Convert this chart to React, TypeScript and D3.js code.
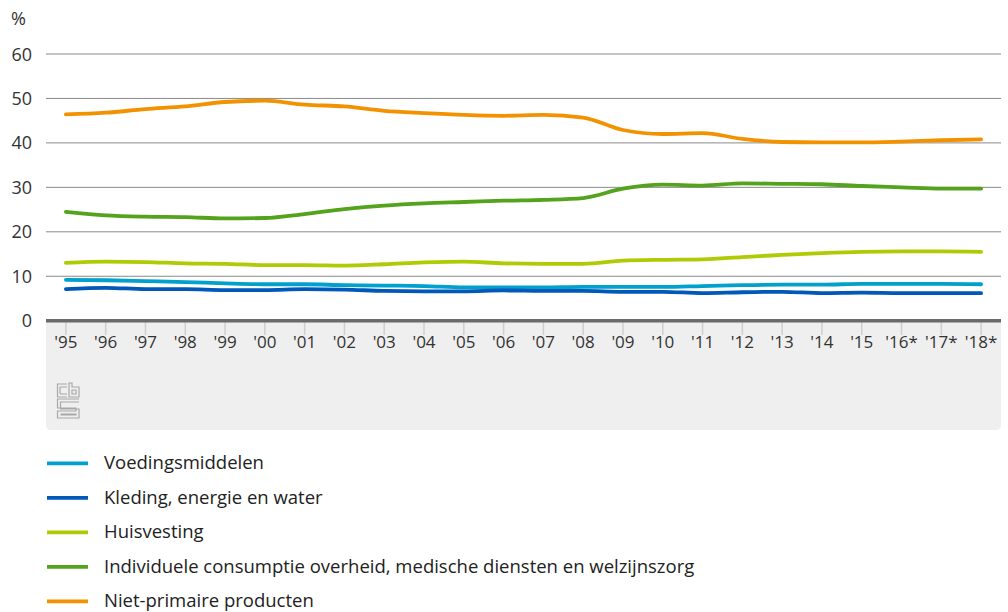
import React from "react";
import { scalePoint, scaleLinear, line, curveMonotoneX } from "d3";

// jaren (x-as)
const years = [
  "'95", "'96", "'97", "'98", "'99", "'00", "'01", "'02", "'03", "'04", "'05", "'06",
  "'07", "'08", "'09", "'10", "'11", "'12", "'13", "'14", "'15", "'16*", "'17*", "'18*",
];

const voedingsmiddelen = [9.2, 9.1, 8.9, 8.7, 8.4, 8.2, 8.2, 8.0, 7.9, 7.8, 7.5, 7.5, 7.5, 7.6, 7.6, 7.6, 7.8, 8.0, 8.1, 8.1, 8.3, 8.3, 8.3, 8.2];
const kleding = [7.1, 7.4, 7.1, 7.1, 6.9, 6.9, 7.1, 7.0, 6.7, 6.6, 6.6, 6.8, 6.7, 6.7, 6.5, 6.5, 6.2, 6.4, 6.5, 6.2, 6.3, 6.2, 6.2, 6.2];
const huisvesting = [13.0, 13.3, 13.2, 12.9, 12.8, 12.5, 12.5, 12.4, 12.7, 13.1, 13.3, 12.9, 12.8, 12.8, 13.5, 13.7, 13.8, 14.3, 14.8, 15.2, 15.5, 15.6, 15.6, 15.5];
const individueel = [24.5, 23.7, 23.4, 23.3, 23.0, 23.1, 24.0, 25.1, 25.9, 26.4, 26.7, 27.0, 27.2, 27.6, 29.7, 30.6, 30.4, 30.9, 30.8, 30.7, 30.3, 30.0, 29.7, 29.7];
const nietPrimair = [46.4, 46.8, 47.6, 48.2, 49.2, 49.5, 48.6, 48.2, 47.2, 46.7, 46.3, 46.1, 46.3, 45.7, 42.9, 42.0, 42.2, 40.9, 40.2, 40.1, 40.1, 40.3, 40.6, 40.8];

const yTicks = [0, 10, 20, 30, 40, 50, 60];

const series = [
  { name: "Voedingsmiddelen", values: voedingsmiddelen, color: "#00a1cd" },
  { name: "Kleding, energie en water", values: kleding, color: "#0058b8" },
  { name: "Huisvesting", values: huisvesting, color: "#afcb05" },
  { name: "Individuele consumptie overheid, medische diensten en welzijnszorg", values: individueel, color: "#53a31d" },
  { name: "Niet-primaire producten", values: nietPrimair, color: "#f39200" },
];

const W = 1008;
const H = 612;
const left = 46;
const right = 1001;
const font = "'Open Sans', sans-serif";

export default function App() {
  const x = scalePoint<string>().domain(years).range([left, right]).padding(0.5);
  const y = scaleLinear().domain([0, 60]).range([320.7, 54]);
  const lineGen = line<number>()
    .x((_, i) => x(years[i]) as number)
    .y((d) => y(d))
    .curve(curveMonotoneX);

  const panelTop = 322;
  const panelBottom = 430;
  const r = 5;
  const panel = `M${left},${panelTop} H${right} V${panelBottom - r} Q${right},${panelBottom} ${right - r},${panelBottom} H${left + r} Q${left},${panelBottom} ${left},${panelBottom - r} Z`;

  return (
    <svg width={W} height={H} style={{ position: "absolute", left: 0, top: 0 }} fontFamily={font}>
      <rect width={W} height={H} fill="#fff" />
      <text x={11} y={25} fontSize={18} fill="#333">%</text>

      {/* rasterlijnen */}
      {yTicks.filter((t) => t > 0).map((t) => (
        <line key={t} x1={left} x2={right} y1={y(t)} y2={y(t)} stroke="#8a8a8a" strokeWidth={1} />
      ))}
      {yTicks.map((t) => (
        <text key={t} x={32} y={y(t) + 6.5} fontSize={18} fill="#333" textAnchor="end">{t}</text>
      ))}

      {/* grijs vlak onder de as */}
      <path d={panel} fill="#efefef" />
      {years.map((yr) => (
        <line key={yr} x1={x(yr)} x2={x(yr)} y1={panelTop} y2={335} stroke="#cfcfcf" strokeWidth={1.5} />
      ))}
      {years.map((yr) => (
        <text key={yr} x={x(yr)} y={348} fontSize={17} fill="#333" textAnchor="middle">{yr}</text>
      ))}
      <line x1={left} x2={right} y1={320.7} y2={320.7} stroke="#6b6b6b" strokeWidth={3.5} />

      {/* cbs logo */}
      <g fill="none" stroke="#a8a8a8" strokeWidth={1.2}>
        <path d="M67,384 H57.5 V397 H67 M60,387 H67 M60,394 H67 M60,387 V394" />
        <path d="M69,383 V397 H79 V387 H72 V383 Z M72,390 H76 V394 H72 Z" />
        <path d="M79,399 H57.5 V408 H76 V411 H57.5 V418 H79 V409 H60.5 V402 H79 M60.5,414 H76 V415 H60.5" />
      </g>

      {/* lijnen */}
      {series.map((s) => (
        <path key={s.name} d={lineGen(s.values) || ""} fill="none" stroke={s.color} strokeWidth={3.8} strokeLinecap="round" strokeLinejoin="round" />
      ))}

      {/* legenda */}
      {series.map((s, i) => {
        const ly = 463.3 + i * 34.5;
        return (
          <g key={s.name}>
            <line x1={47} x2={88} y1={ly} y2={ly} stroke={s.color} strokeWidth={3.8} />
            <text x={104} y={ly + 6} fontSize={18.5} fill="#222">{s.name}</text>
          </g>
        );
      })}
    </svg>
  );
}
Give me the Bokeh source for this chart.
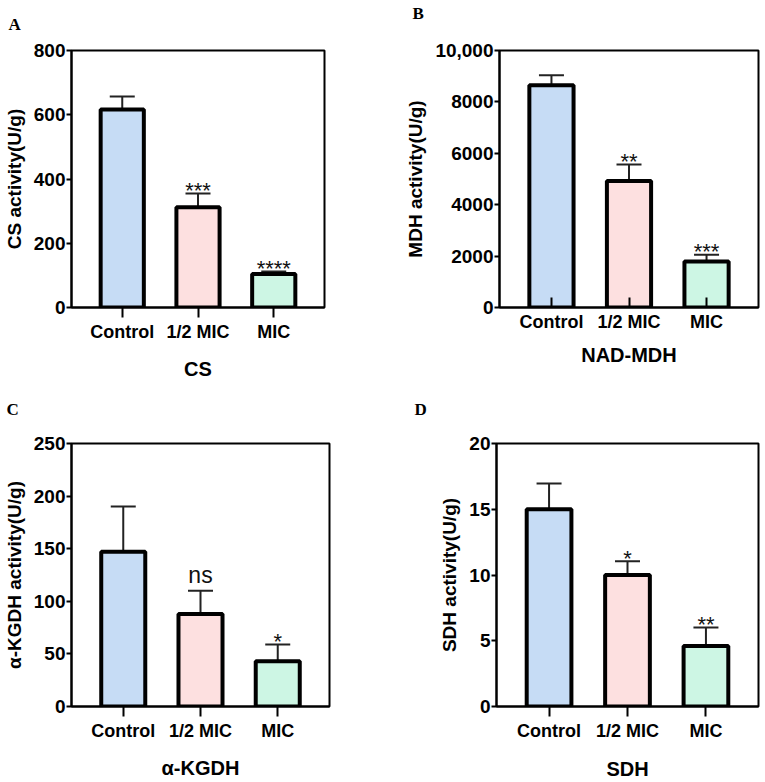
*-*-*
*What the task requires*.
Return the material exactly as given, apart from the pictures.

*Correct output*.
Convert this chart to React, TypeScript and D3.js code.
import React from "react";
import { scalePoint, scaleLinear, line, curveMonotoneX } from "d3";

// jaren (x-as)
const years = [
  "'95", "'96", "'97", "'98", "'99", "'00", "'01", "'02", "'03", "'04", "'05", "'06",
  "'07", "'08", "'09", "'10", "'11", "'12", "'13", "'14", "'15", "'16*", "'17*", "'18*",
];

const voedingsmiddelen = [9.2, 9.1, 8.9, 8.7, 8.4, 8.2, 8.2, 8.0, 7.9, 7.8, 7.5, 7.5, 7.5, 7.6, 7.6, 7.6, 7.8, 8.0, 8.1, 8.1, 8.3, 8.3, 8.3, 8.2];
const kleding = [7.1, 7.4, 7.1, 7.1, 6.9, 6.9, 7.1, 7.0, 6.7, 6.6, 6.6, 6.8, 6.7, 6.7, 6.5, 6.5, 6.2, 6.4, 6.5, 6.2, 6.3, 6.2, 6.2, 6.2];
const huisvesting = [13.0, 13.3, 13.2, 12.9, 12.8, 12.5, 12.5, 12.4, 12.7, 13.1, 13.3, 12.9, 12.8, 12.8, 13.5, 13.7, 13.8, 14.3, 14.8, 15.2, 15.5, 15.6, 15.6, 15.5];
const individueel = [24.5, 23.7, 23.4, 23.3, 23.0, 23.1, 24.0, 25.1, 25.9, 26.4, 26.7, 27.0, 27.2, 27.6, 29.7, 30.6, 30.4, 30.9, 30.8, 30.7, 30.3, 30.0, 29.7, 29.7];
const nietPrimair = [46.4, 46.8, 47.6, 48.2, 49.2, 49.5, 48.6, 48.2, 47.2, 46.7, 46.3, 46.1, 46.3, 45.7, 42.9, 42.0, 42.2, 40.9, 40.2, 40.1, 40.1, 40.3, 40.6, 40.8];

const yTicks = [0, 10, 20, 30, 40, 50, 60];

const series = [
  { name: "Voedingsmiddelen", values: voedingsmiddelen, color: "#00a1cd" },
  { name: "Kleding, energie en water", values: kleding, color: "#0058b8" },
  { name: "Huisvesting", values: huisvesting, color: "#afcb05" },
  { name: "Individuele consumptie overheid, medische diensten en welzijnszorg", values: individueel, color: "#53a31d" },
  { name: "Niet-primaire producten", values: nietPrimair, color: "#f39200" },
];

const W = 1008;
const H = 612;
const left = 46;
const right = 1001;
const font = "'Open Sans', sans-serif";

export default function App() {
  const x = scalePoint<string>().domain(years).range([left, right]).padding(0.5);
  const y = scaleLinear().domain([0, 60]).range([320.7, 54]);
  const lineGen = line<number>()
    .x((_, i) => x(years[i]) as number)
    .y((d) => y(d))
    .curve(curveMonotoneX);

  const panelTop = 322;
  const panelBottom = 430;
  const r = 5;
  const panel = `M${left},${panelTop} H${right} V${panelBottom - r} Q${right},${panelBottom} ${right - r},${panelBottom} H${left + r} Q${left},${panelBottom} ${left},${panelBottom - r} Z`;

  return (
    <svg width={W} height={H} style={{ position: "absolute", left: 0, top: 0 }} fontFamily={font}>
      <rect width={W} height={H} fill="#fff" />
      <text x={11} y={25} fontSize={18} fill="#333">%</text>

      {/* rasterlijnen */}
      {yTicks.filter((t) => t > 0).map((t) => (
        <line key={t} x1={left} x2={right} y1={y(t)} y2={y(t)} stroke="#8a8a8a" strokeWidth={1} />
      ))}
      {yTicks.map((t) => (
        <text key={t} x={32} y={y(t) + 6.5} fontSize={18} fill="#333" textAnchor="end">{t}</text>
      ))}

      {/* grijs vlak onder de as */}
      <path d={panel} fill="#efefef" />
      {years.map((yr) => (
        <line key={yr} x1={x(yr)} x2={x(yr)} y1={panelTop} y2={335} stroke="#cfcfcf" strokeWidth={1.5} />
      ))}
      {years.map((yr) => (
        <text key={yr} x={x(yr)} y={348} fontSize={17} fill="#333" textAnchor="middle">{yr}</text>
      ))}
      <line x1={left} x2={right} y1={320.7} y2={320.7} stroke="#6b6b6b" strokeWidth={3.5} />

      {/* cbs logo */}
      <g fill="none" stroke="#a8a8a8" strokeWidth={1.2}>
        <path d="M67,384 H57.5 V397 H67 M60,387 H67 M60,394 H67 M60,387 V394" />
        <path d="M69,383 V397 H79 V387 H72 V383 Z M72,390 H76 V394 H72 Z" />
        <path d="M79,399 H57.5 V408 H76 V411 H57.5 V418 H79 V409 H60.5 V402 H79 M60.5,414 H76 V415 H60.5" />
      </g>

      {/* lijnen */}
      {series.map((s) => (
        <path key={s.name} d={lineGen(s.values) || ""} fill="none" stroke={s.color} strokeWidth={3.8} strokeLinecap="round" strokeLinejoin="round" />
      ))}

      {/* legenda */}
      {series.map((s, i) => {
        const ly = 463.3 + i * 34.5;
        return (
          <g key={s.name}>
            <line x1={47} x2={88} y1={ly} y2={ly} stroke={s.color} strokeWidth={3.8} />
            <text x={104} y={ly + 6} fontSize={18.5} fill="#222">{s.name}</text>
          </g>
        );
      })}
    </svg>
  );
}
Give me the Bokeh source for this chart.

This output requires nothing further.